Outra vantagem do A3 é o trabalho da sua transmissão. Os dois carros utilizam caixas automáticas convencionais de seis marchas, mas o câmbio Tiptronic da Audi efetua trocas mais rápidas e mais suaves do que o GF6 do Cruze. O câmbio do Cruze ainda sofre em algumas situações urbanas retardando trocas ou esticando marchas sem necessidade. Tal vício pode atrapalhar sua eficiência, já que em nossos testes, o A3 Sedan foi 19,5% mais econômico que ele, abastecido com etanol.
O refinamento do A3 é o que apela ao coração do consumidor, enquanto o Cruze tenta persuadi-lo com uma aquisição menos custosa. Neste clássico embate entre “razão e emoção”, só resta a certeza de que o A3 Sedan é um produto melhor, mas não há dúvidas quanto ao potencial do Cruze para incomodar o Audi.
CRUZE EVOLUIU, MAS FALTA REFINO
Se a GM do Brasil conseguiu provar alguma coisa com a segunda geração do Cruze, foi o seu potencial para surpreender. Do visual ao desempenho do motor 1.4 turbo, o Cruze tem qualidades suficientes para colocá-lo no topo de seus concorrentes tradicionais, ao menos por enquanto. Almejar um degrau acima, contudo, ainda é dar um passo maior que a perna. O A3 Sedan é um produto melhor.

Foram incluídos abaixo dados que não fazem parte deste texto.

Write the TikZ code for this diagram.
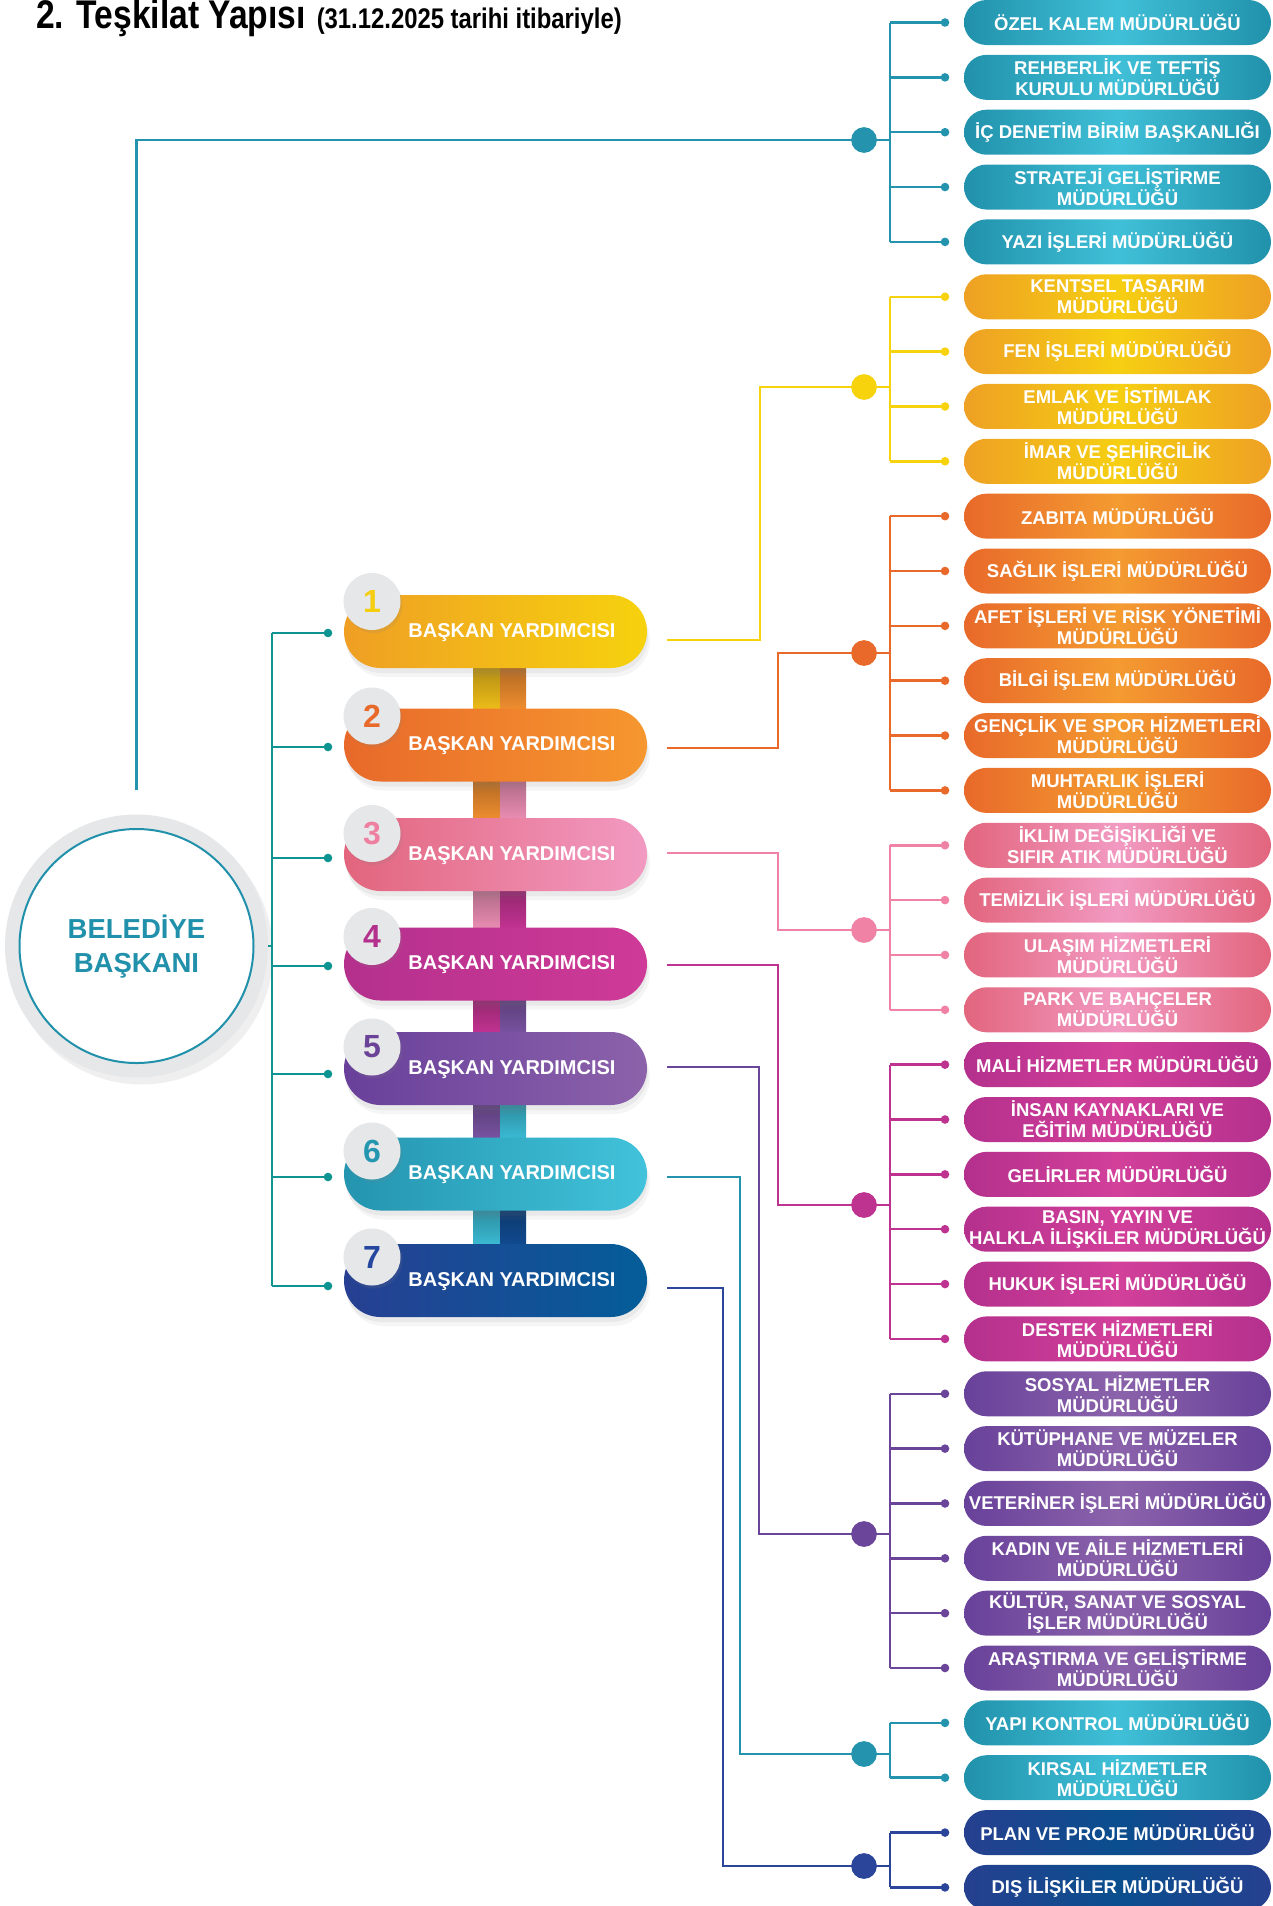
\documentclass[tikz,border=0pt]{standalone}
\usepackage{fontspec}
\setmainfont{Liberation Sans}
\newfontfamily\condfont[FakeStretch=0.84]{Liberation Sans}
\usetikzlibrary{shadows}
% box colours (A = edge, B = centre, L = line)
\definecolor{tlA}{HTML}{2191AB}\definecolor{tlB}{HTML}{40C0D8}\definecolor{tlL}{HTML}{2494AE}
\definecolor{ylA}{HTML}{EEA024}\definecolor{ylB}{HTML}{F6CF12}\definecolor{ylL}{HTML}{F6D30C}
\definecolor{orA}{HTML}{E8692A}\definecolor{orB}{HTML}{F49B31}\definecolor{orL}{HTML}{E8692A}
\definecolor{pkA}{HTML}{E2657D}\definecolor{pkB}{HTML}{F29AC2}\definecolor{pkL}{HTML}{EF82A5}
\definecolor{mgA}{HTML}{B4308D}\definecolor{mgB}{HTML}{D2409A}\definecolor{mgL}{HTML}{BE338F}
\definecolor{puA}{HTML}{68419A}\definecolor{puB}{HTML}{8B63AB}\definecolor{puL}{HTML}{6B4599}
\definecolor{nvA}{HTML}{26408F}\definecolor{nvB}{HTML}{0A4E8E}\definecolor{nvL}{HTML}{2A4599}
\definecolor{vpL}{HTML}{0E9490}
\definecolor{ring}{HTML}{E6E7E8}
% pill colours
\definecolor{v1a}{HTML}{EF9F24}\definecolor{v1b}{HTML}{F6D20E}
\definecolor{v2a}{HTML}{E8692A}\definecolor{v2b}{HTML}{F6972F}
\definecolor{v3a}{HTML}{E2657D}\definecolor{v3b}{HTML}{F29AC2}
\definecolor{v4a}{HTML}{B4308D}\definecolor{v4b}{HTML}{CF3A97}
\definecolor{v5a}{HTML}{68409A}\definecolor{v5b}{HTML}{8C62AB}
\definecolor{v6a}{HTML}{2494AF}\definecolor{v6b}{HTML}{42C3DB}
\definecolor{v7a}{HTML}{273F92}\definecolor{v7b}{HTML}{045D99}
\definecolor{n1}{HTML}{F5CE10}\definecolor{n2}{HTML}{E8692A}\definecolor{n3}{HTML}{EE7FA0}
\definecolor{n4}{HTML}{B4308D}\definecolor{n5}{HTML}{6A4297}\definecolor{n6}{HTML}{2596B0}
\definecolor{n7}{HTML}{2647A0}
\definecolor{bY}{HTML}{F2C01A}\definecolor{bO}{HTML}{F39030}\definecolor{bP}{HTML}{EF90B7}
\definecolor{bM}{HTML}{C73495}\definecolor{bU}{HTML}{7B54A4}\definecolor{bC}{HTML}{3CBED8}
\definecolor{bN}{HTML}{114C93}

\newcommand\rbx[4]{%
  \node[rbox,sh=#2] (b#1) at (1117.5,{22.5+54.85*(#1-1)}) {#4};
  \node[sdot=#3] (sd#1) at (945,{22.5+54.85*(#1-1)}) {};}
\newcommand\mkgrp[4]{%
  \draw[conn=#1] (#4.center) -- (#4 -| bx) (sd#2 -| bx) -- (sd#3 -| bx);
  \foreach \i in {#2,...,#3}{\draw[conn=#1] (sd\i -| bx) -- (sd\i.center);}}

\begin{document}
\begin{tikzpicture}[x=1pt,y=-1pt,
  rbox/.style={rectangle, rounded corners=22.5pt, minimum width=307pt, minimum height=45pt,
    inner sep=0pt, text=white, align=center, font=\fontsize{18.5}{21}\selectfont\bfseries},
  sh/.style={left color=#1A, right color=#1A, middle color=#1B},
  sdot/.style={circle, minimum size=8.6pt, inner sep=0pt, fill=#1},
  bdot/.style={circle, minimum size=25.4pt, inner sep=0pt, fill=#1},
  conn/.style={draw=#1, line width=2.5pt},
  vp/.style={rectangle, rounded corners=36.5pt, minimum width=303pt, minimum height=73pt, inner sep=0pt,
    drop shadow={shadow xshift=3pt, shadow yshift=-9pt, opacity=0.08},
    drop shadow={shadow xshift=1pt, shadow yshift=-5pt, opacity=0.10}},
  vptext/.style={text=white, inner sep=0pt, font=\fontsize{20}{20}\selectfont\bfseries},
  numc/.style={circle, fill=ring, minimum size=57pt, inner sep=0pt, font=\fontsize{32}{32}\selectfont\bfseries,
    drop shadow={shadow xshift=2pt, shadow yshift=-3pt, opacity=0.15}},
  bar/.style={top color=#1!70!black, bottom color=#1}
]
\fill[white] (0,0) rectangle (1273,1906);
\useasboundingbox (0,0) rectangle (1273,1906);

% title
\node[anchor=base west, inner sep=0pt] (title) at (36,28)
  {\condfont\bfseries\fontsize{40}{40}\selectfont 2. Teşkilat Yapısı\hspace{11pt}{\fontsize{28.4}{28}\selectfont(31.12.2025 tarihi itibariyle)}};

% connecting bars between vice-president pills
\fill[bar=bY] (473,662) rectangle (500,712);
\fill[bar=bO] (500,662) rectangle (526,712);
\fill[bar=bO] (473,775) rectangle (500,822);
\fill[bar=bP] (500,775) rectangle (526,822);
\fill[bar=bP] (473,885) rectangle (500,932);
\fill[bar=bM] (500,885) rectangle (526,932);
\fill[bar=bM] (473,994) rectangle (500,1036);
\fill[bar=bU] (500,994) rectangle (526,1036);
\fill[bar=bU] (473,1099) rectangle (500,1141);
\fill[bar=bC] (500,1099) rectangle (526,1141);
\fill[bar=bC] (473,1204) rectangle (500,1248);
\fill[bar=bN] (500,1204) rectangle (526,1248);

% president
\node[circle, fill=ring, minimum size=263pt, inner sep=0pt,
  drop shadow={shadow xshift=5pt, shadow yshift=-7pt, opacity=0.12}] (pres) at (136.5,946) {};
\node[circle, fill=white, draw=tlA, line width=2pt, minimum size=234pt, inner sep=0pt] (presin) at (136.5,946) {};
\node[text=tlA, align=center, inner sep=0pt, font=\fontsize{27.5}{34}\selectfont\bfseries] (prest) at (136.5,947) {BELEDİYE\\BAŞKANI};

% vice-president pills
\foreach \k/\c/\nc in {1/631.5/601.5, 2/745/716, 3/854.5/833.5, 4/964/936.5, 5/1068.5/1047, 6/1174/1151, 7/1280.5/1257}{
  \node[vp, left color=v\k a, right color=v\k b] (v\k) at (495.5,\c) {};
  \node[vptext] (vt\k) at (512,\c+1) {BAŞKAN YARDIMCISI};
  \node[numc, text=n\k] (nc\k) at (372,\nc) {\k};
}

% left bracket from president to vice-presidents
\coordinate (vx) at (272,0);
\foreach \k/\y in {1/633, 2/747, 3/858, 4/966, 5/1074, 6/1177, 7/1286}{
  \node[sdot=vpL] (vd\k) at (328,\y) {};
  \draw[conn=vpL] (vd\k -| vx) -- (vd\k.center);
}
\draw[conn=vpL] (vd1 -| vx) -- (vd7 -| vx);
\draw[conn=vpL] (pres.east) -- (pres.east -| vx);

% right-hand boxes
\rbx{1}{tl}{tlL}{ÖZEL KALEM MÜDÜRLÜĞÜ}
\rbx{2}{tl}{tlL}{REHBERLİK VE TEFTİŞ\\KURULU MÜDÜRLÜĞÜ}
\rbx{3}{tl}{tlL}{İÇ DENETİM BİRİM BAŞKANLIĞI}
\rbx{4}{tl}{tlL}{STRATEJİ GELİŞTİRME\\MÜDÜRLÜĞÜ}
\rbx{5}{tl}{tlL}{YAZI İŞLERİ MÜDÜRLÜĞÜ}
\rbx{6}{yl}{ylL}{KENTSEL TASARIM\\MÜDÜRLÜĞÜ}
\rbx{7}{yl}{ylL}{FEN İŞLERİ MÜDÜRLÜĞÜ}
\rbx{8}{yl}{ylL}{EMLAK VE İSTİMLAK\\MÜDÜRLÜĞÜ}
\rbx{9}{yl}{ylL}{İMAR VE ŞEHİRCİLİK\\MÜDÜRLÜĞÜ}
\rbx{10}{or}{orL}{ZABITA MÜDÜRLÜĞÜ}
\rbx{11}{or}{orL}{SAĞLIK İŞLERİ MÜDÜRLÜĞÜ}
\rbx{12}{or}{orL}{AFET İŞLERİ VE RİSK YÖNETİMİ\\MÜDÜRLÜĞÜ}
\rbx{13}{or}{orL}{BİLGİ İŞLEM MÜDÜRLÜĞÜ}
\rbx{14}{or}{orL}{GENÇLİK VE SPOR HİZMETLERİ\\MÜDÜRLÜĞÜ}
\rbx{15}{or}{orL}{MUHTARLIK İŞLERİ\\MÜDÜRLÜĞÜ}
\rbx{16}{pk}{pkL}{İKLİM DEĞİŞİKLİĞİ VE\\SIFIR ATIK MÜDÜRLÜĞÜ}
\rbx{17}{pk}{pkL}{TEMİZLİK İŞLERİ MÜDÜRLÜĞÜ}
\rbx{18}{pk}{pkL}{ULAŞIM HİZMETLERİ\\MÜDÜRLÜĞÜ}
\rbx{19}{pk}{pkL}{PARK VE BAHÇELER\\MÜDÜRLÜĞÜ}
\rbx{20}{mg}{mgL}{MALİ HİZMETLER MÜDÜRLÜĞÜ}
\rbx{21}{mg}{mgL}{İNSAN KAYNAKLARI VE\\EĞİTİM MÜDÜRLÜĞÜ}
\rbx{22}{mg}{mgL}{GELİRLER MÜDÜRLÜĞÜ}
\rbx{23}{mg}{mgL}{BASIN, YAYIN VE\\HALKLA İLİŞKİLER MÜDÜRLÜĞÜ}
\rbx{24}{mg}{mgL}{HUKUK İŞLERİ MÜDÜRLÜĞÜ}
\rbx{25}{mg}{mgL}{DESTEK HİZMETLERİ\\MÜDÜRLÜĞÜ}
\rbx{26}{pu}{puL}{SOSYAL HİZMETLER\\MÜDÜRLÜĞÜ}
\rbx{27}{pu}{puL}{KÜTÜPHANE VE MÜZELER\\MÜDÜRLÜĞÜ}
\rbx{28}{pu}{puL}{VETERİNER İŞLERİ MÜDÜRLÜĞÜ}
\rbx{29}{pu}{puL}{KADIN VE AİLE HİZMETLERİ\\MÜDÜRLÜĞÜ}
\rbx{30}{pu}{puL}{KÜLTÜR, SANAT VE SOSYAL\\İŞLER MÜDÜRLÜĞÜ}
\rbx{31}{pu}{puL}{ARAŞTIRMA VE GELİŞTİRME\\MÜDÜRLÜĞÜ}
\rbx{32}{tl}{tlL}{YAPI KONTROL MÜDÜRLÜĞÜ}
\rbx{33}{tl}{tlL}{KIRSAL HİZMETLER\\MÜDÜRLÜĞÜ}
\rbx{34}{nv}{nvL}{PLAN VE PROJE MÜDÜRLÜĞÜ}
\rbx{35}{nv}{nvL}{DIŞ İLİŞKİLER MÜDÜRLÜĞÜ}

% group hub dots
\node[bdot=tlL] (g1) at (864,140) {};
\node[bdot=ylL] (g2) at (864,387) {};
\node[bdot=orL] (g3) at (864,653) {};
\node[bdot=pkL] (g4) at (864,930) {};
\node[bdot=mgL] (g5) at (864,1205) {};
\node[bdot=puL] (g6) at (864,1534) {};
\node[bdot=tlL] (g7) at (864,1754) {};
\node[bdot=nvL] (g8) at (864,1866) {};

% brackets
\coordinate (bx) at (890,0);
\mkgrp{tlL}{1}{5}{g1}
\mkgrp{ylL}{6}{9}{g2}
\mkgrp{orL}{10}{15}{g3}
\mkgrp{pkL}{16}{19}{g4}
\mkgrp{mgL}{20}{25}{g5}
\mkgrp{puL}{26}{31}{g6}
\mkgrp{tlL}{32}{33}{g7}
\mkgrp{nvL}{34}{35}{g8}

% connectors to hubs
\coordinate (ptop) at (136.5,790);
\draw[conn=tlL] (ptop) |- (g1.center);
\coordinate (s1) at (667,640);
\coordinate (s2) at (667,748);
\coordinate (s3) at (667,853);
\coordinate (s4) at (667,965);
\coordinate (s5) at (667,1067);
\coordinate (s6) at (667,1177);
\coordinate (s7) at (667,1288);
\draw[conn=ylL] (s1) -- ++(93,0) |- (g2.center);
\draw[conn=orL] (s2) -- ++(111,0) |- (g3.center);
\draw[conn=pkL] (s3) -- ++(111,0) |- (g4.center);
\draw[conn=mgL] (s4) -- ++(111,0) |- (g5.center);
\draw[conn=puL] (s5) -- ++(92,0) |- (g6.center);
\draw[conn=tlL] (s6) -- ++(73,0) |- (g7.center);
\draw[conn=nvL] (s7) -- ++(56,0) |- (g8.center);
% redraw hub dots on top
\foreach \g/\c in {g1/tlL,g2/ylL,g3/orL,g4/pkL,g5/mgL,g6/puL,g7/tlL,g8/nvL}{\fill[\c] (\g) circle (12.7pt);}
\end{tikzpicture}
\end{document}
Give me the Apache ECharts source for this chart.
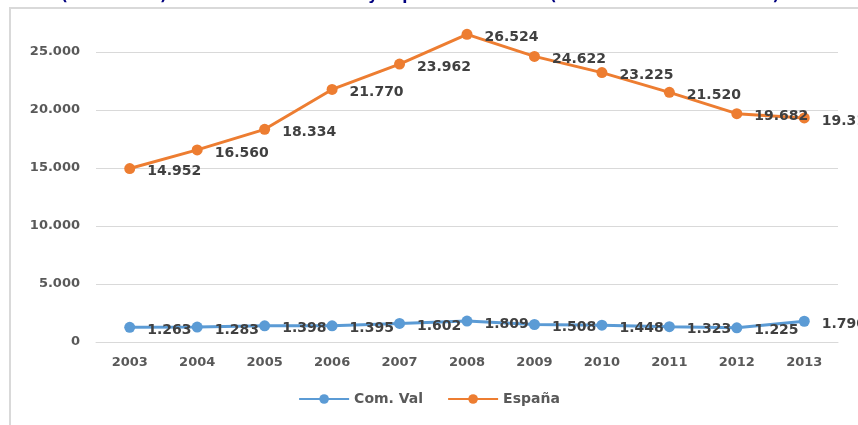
<!DOCTYPE html>
<html>
<head>
<meta charset="utf-8">
<script src="https://cdn.jsdelivr.net/npm/echarts@6/dist/echarts.min.js"></script>
<style>
html, body { margin: 0; padding: 0; background: #fff; }
#main { width: 858px; height: 425px; }
</style>
</head>
<body>
<div id="main"></div>
<script>
var years = ['2003', '2004', '2005', '2006', '2007', '2008', '2009', '2010', '2011', '2012', '2013'];
var comVal = [1263, 1283, 1398, 1395, 1602, 1809, 1508, 1448, 1323, 1225, 1790];
var espana = [14952, 16560, 18334, 21770, 23962, 26524, 24622, 23225, 21520, 19682, 19317];
var yTicks = [0, 5000, 10000, 15000, 20000, 25000];

// separador de miles con punto
function fmt(v) {
    return String(v).replace(/\B(?=(\d{3})+(?!\d))/g, '.');
}

var myChart = echarts.init(document.getElementById('main'));

var labelStyle = {
    show: true,
    position: 'right',
    distance: 12,
    offset: [0, 3],
    color: '#404040',
    fontFamily: 'DejaVu Sans',
    fontWeight: 'bold',
    fontSize: 14,
    formatter: function (p) { return fmt(p.value); }
};

var option = {
    animation: false,
    graphic: [
        {
            type: 'rect',
            shape: { x: 10, y: 8, width: 900, height: 500 },
            style: { fill: 'none', stroke: '#d9d9d9', lineWidth: 2 },
            silent: true
        },
        {
            type: 'text',
            left: 5,
            top: -11,
            style: {
                text: 'Gr. I-1 (estimación). Comunitat Valenciana y España. 2003-2013 (millones euros nominales)',
                fill: '#00007f',
                font: 'bold 15px "DejaVu Sans"'
            },
            silent: true
        }
    ],
    grid: {
        left: 96,
        right: 20,
        top: 52,
        bottom: 83
    },
    legend: {
        data: ['Com. Val', 'España'],
        bottom: 14,
        left: 'center',
        itemWidth: 50,
        itemHeight: 12,
        itemGap: 24,
        textStyle: {
            color: '#595959',
            fontFamily: 'DejaVu Sans',
            fontWeight: 'bold',
            fontSize: 14
        }
    },
    xAxis: {
        type: 'category',
        data: years,
        boundaryGap: true,
        axisLine: { show: true, lineStyle: { color: '#d9d9d9', width: 1 } },
        axisTick: { show: false },
        axisLabel: {
            color: '#595959',
            fontFamily: 'DejaVu Sans',
            fontWeight: 'bold',
            fontSize: 13,
            margin: 14
        }
    },
    yAxis: {
        type: 'value',
        min: 0,
        max: 25000,
        interval: 5000,
        axisLine: { show: false },
        axisTick: { show: false },
        splitLine: { lineStyle: { color: '#d9d9d9', width: 1 } },
        axisLabel: {
            color: '#595959',
            fontFamily: 'DejaVu Sans',
            fontWeight: 'bold',
            fontSize: 13,
            margin: 16,
            formatter: function (v) { return yTicks.indexOf(v) >= 0 ? fmt(v) : ''; }
        }
    },
    series: [
        {
            name: 'Com. Val',
            type: 'line',
            data: comVal,
            clip: false,
            symbol: 'circle',
            symbolSize: 11,
            itemStyle: { color: '#5b9bd5' },
            lineStyle: { color: '#5b9bd5', width: 3 },
            label: labelStyle
        },
        {
            name: 'España',
            type: 'line',
            data: espana,
            clip: false,
            symbol: 'circle',
            symbolSize: 11,
            itemStyle: { color: '#ed7d31' },
            lineStyle: { color: '#ed7d31', width: 3 },
            label: labelStyle
        }
    ]
};

myChart.setOption(option);
</script>
</body>
</html>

A união entre prazer ao dirigir, conforto e eficiência, além das boas soluções de funcionalidade e espaço deixam o alemão acima do novo Cruze. Contudo, entrar no universo premium exige planejamento financeiro. Se o bolso for limitado, os custos de pós-venda da Audi podem torná-lo um pesadelo. Nesse caso, as concessões do Cruze serão compensadas pelo alívio na conta.